***** STORED DATA

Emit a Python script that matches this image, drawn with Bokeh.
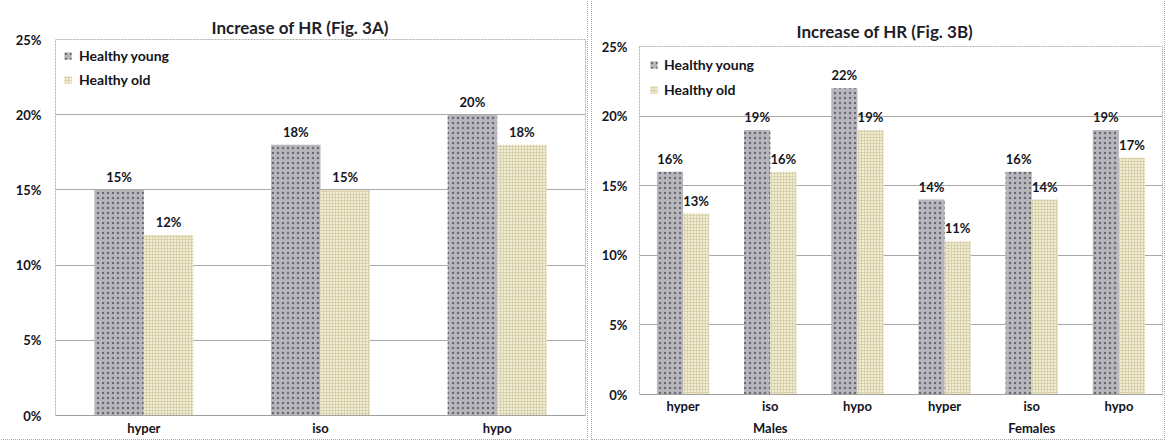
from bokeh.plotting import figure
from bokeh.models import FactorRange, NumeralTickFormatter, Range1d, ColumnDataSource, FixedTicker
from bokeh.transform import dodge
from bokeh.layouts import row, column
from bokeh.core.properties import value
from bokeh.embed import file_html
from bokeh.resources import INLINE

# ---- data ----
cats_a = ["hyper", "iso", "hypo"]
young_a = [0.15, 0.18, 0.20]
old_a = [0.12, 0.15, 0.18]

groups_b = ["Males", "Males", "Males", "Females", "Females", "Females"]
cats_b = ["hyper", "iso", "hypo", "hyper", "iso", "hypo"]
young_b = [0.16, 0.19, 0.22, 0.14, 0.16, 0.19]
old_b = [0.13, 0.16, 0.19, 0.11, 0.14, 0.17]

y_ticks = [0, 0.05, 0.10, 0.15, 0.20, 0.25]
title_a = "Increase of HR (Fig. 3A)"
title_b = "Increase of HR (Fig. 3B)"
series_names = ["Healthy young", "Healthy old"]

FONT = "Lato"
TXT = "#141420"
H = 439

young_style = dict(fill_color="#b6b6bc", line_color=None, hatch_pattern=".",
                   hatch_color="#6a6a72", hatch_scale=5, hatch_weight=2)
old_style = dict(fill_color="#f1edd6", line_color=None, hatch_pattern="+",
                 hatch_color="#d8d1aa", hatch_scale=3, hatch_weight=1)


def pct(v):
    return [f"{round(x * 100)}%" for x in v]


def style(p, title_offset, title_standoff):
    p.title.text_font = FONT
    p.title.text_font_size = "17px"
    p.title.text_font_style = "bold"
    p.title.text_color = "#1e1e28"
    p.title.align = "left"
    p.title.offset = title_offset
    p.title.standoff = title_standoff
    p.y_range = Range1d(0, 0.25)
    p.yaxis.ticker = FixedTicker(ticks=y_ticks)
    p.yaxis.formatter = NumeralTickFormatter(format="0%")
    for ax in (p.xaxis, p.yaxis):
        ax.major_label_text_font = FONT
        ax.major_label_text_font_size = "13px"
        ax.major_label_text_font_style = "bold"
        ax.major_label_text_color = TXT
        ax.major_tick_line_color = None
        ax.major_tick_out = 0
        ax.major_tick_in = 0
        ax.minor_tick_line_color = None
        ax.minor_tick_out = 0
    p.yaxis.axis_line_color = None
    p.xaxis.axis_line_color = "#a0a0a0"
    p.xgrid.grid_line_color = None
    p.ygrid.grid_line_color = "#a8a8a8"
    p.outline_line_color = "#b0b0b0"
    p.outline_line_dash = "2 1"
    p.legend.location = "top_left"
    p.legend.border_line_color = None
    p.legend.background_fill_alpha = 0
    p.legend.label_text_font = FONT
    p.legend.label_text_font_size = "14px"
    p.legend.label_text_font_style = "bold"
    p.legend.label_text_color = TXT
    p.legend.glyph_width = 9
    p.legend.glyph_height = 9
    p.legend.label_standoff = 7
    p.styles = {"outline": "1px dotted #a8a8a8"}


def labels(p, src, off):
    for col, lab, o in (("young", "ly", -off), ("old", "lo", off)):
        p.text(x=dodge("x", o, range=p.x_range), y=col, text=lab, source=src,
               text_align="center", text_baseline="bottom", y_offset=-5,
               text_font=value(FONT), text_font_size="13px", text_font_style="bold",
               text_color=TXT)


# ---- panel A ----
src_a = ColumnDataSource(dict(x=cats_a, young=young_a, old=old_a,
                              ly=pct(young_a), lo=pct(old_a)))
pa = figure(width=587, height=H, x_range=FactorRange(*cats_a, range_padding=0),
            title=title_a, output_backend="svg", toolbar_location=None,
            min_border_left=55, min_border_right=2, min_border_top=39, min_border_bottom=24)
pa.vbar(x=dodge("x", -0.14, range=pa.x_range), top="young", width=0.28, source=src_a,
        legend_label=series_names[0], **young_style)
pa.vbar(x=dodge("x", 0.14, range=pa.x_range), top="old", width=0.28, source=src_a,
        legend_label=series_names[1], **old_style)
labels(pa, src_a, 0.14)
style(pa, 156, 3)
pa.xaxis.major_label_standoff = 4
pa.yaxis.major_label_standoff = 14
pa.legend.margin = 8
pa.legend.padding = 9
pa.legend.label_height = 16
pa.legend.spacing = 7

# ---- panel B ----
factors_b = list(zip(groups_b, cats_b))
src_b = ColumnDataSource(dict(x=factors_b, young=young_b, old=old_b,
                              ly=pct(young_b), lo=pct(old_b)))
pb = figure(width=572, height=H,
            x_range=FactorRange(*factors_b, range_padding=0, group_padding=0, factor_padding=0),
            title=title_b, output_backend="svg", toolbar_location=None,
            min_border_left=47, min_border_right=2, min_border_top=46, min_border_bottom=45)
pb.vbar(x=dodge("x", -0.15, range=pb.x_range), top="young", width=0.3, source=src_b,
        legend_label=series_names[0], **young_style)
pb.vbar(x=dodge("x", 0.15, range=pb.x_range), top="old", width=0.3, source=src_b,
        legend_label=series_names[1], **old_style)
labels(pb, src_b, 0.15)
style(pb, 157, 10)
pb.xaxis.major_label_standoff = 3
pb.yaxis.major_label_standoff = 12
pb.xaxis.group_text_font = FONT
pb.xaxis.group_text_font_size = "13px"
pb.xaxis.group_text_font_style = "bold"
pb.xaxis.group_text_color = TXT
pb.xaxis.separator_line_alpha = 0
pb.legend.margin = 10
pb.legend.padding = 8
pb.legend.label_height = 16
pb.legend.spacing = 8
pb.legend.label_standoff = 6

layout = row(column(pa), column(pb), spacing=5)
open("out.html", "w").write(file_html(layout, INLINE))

**********

Reproduce each line exactly as it appears, omitting the pictures.

Emit a Python script that matches this image, drawn with Bokeh.
from bokeh.plotting import figure
from bokeh.models import FactorRange, NumeralTickFormatter, Range1d, ColumnDataSource, FixedTicker
from bokeh.transform import dodge
from bokeh.layouts import row, column
from bokeh.core.properties import value
from bokeh.embed import file_html
from bokeh.resources import INLINE

# ---- data ----
cats_a = ["hyper", "iso", "hypo"]
young_a = [0.15, 0.18, 0.20]
old_a = [0.12, 0.15, 0.18]

groups_b = ["Males", "Males", "Males", "Females", "Females", "Females"]
cats_b = ["hyper", "iso", "hypo", "hyper", "iso", "hypo"]
young_b = [0.16, 0.19, 0.22, 0.14, 0.16, 0.19]
old_b = [0.13, 0.16, 0.19, 0.11, 0.14, 0.17]

y_ticks = [0, 0.05, 0.10, 0.15, 0.20, 0.25]
title_a = "Increase of HR (Fig. 3A)"
title_b = "Increase of HR (Fig. 3B)"
series_names = ["Healthy young", "Healthy old"]

FONT = "Lato"
TXT = "#141420"
H = 439

young_style = dict(fill_color="#b6b6bc", line_color=None, hatch_pattern=".",
                   hatch_color="#6a6a72", hatch_scale=5, hatch_weight=2)
old_style = dict(fill_color="#f1edd6", line_color=None, hatch_pattern="+",
                 hatch_color="#d8d1aa", hatch_scale=3, hatch_weight=1)


def pct(v):
    return [f"{round(x * 100)}%" for x in v]


def style(p, title_offset, title_standoff):
    p.title.text_font = FONT
    p.title.text_font_size = "17px"
    p.title.text_font_style = "bold"
    p.title.text_color = "#1e1e28"
    p.title.align = "left"
    p.title.offset = title_offset
    p.title.standoff = title_standoff
    p.y_range = Range1d(0, 0.25)
    p.yaxis.ticker = FixedTicker(ticks=y_ticks)
    p.yaxis.formatter = NumeralTickFormatter(format="0%")
    for ax in (p.xaxis, p.yaxis):
        ax.major_label_text_font = FONT
        ax.major_label_text_font_size = "13px"
        ax.major_label_text_font_style = "bold"
        ax.major_label_text_color = TXT
        ax.major_tick_line_color = None
        ax.major_tick_out = 0
        ax.major_tick_in = 0
        ax.minor_tick_line_color = None
        ax.minor_tick_out = 0
    p.yaxis.axis_line_color = None
    p.xaxis.axis_line_color = "#a0a0a0"
    p.xgrid.grid_line_color = None
    p.ygrid.grid_line_color = "#a8a8a8"
    p.outline_line_color = "#b0b0b0"
    p.outline_line_dash = "2 1"
    p.legend.location = "top_left"
    p.legend.border_line_color = None
    p.legend.background_fill_alpha = 0
    p.legend.label_text_font = FONT
    p.legend.label_text_font_size = "14px"
    p.legend.label_text_font_style = "bold"
    p.legend.label_text_color = TXT
    p.legend.glyph_width = 9
    p.legend.glyph_height = 9
    p.legend.label_standoff = 7
    p.styles = {"outline": "1px dotted #a8a8a8"}


def labels(p, src, off):
    for col, lab, o in (("young", "ly", -off), ("old", "lo", off)):
        p.text(x=dodge("x", o, range=p.x_range), y=col, text=lab, source=src,
               text_align="center", text_baseline="bottom", y_offset=-5,
               text_font=value(FONT), text_font_size="13px", text_font_style="bold",
               text_color=TXT)


# ---- panel A ----
src_a = ColumnDataSource(dict(x=cats_a, young=young_a, old=old_a,
                              ly=pct(young_a), lo=pct(old_a)))
pa = figure(width=587, height=H, x_range=FactorRange(*cats_a, range_padding=0),
            title=title_a, output_backend="svg", toolbar_location=None,
            min_border_left=55, min_border_right=2, min_border_top=39, min_border_bottom=24)
pa.vbar(x=dodge("x", -0.14, range=pa.x_range), top="young", width=0.28, source=src_a,
        legend_label=series_names[0], **young_style)
pa.vbar(x=dodge("x", 0.14, range=pa.x_range), top="old", width=0.28, source=src_a,
        legend_label=series_names[1], **old_style)
labels(pa, src_a, 0.14)
style(pa, 156, 3)
pa.xaxis.major_label_standoff = 4
pa.yaxis.major_label_standoff = 14
pa.legend.margin = 8
pa.legend.padding = 9
pa.legend.label_height = 16
pa.legend.spacing = 7

# ---- panel B ----
factors_b = list(zip(groups_b, cats_b))
src_b = ColumnDataSource(dict(x=factors_b, young=young_b, old=old_b,
                              ly=pct(young_b), lo=pct(old_b)))
pb = figure(width=572, height=H,
            x_range=FactorRange(*factors_b, range_padding=0, group_padding=0, factor_padding=0),
            title=title_b, output_backend="svg", toolbar_location=None,
            min_border_left=47, min_border_right=2, min_border_top=46, min_border_bottom=45)
pb.vbar(x=dodge("x", -0.15, range=pb.x_range), top="young", width=0.3, source=src_b,
        legend_label=series_names[0], **young_style)
pb.vbar(x=dodge("x", 0.15, range=pb.x_range), top="old", width=0.3, source=src_b,
        legend_label=series_names[1], **old_style)
labels(pb, src_b, 0.15)
style(pb, 157, 10)
pb.xaxis.major_label_standoff = 3
pb.yaxis.major_label_standoff = 12
pb.xaxis.group_text_font = FONT
pb.xaxis.group_text_font_size = "13px"
pb.xaxis.group_text_font_style = "bold"
pb.xaxis.group_text_color = TXT
pb.xaxis.separator_line_alpha = 0
pb.legend.margin = 10
pb.legend.padding = 8
pb.legend.label_height = 16
pb.legend.spacing = 8
pb.legend.label_standoff = 6

layout = row(column(pa), column(pb), spacing=5)
open("out.html", "w").write(file_html(layout, INLINE))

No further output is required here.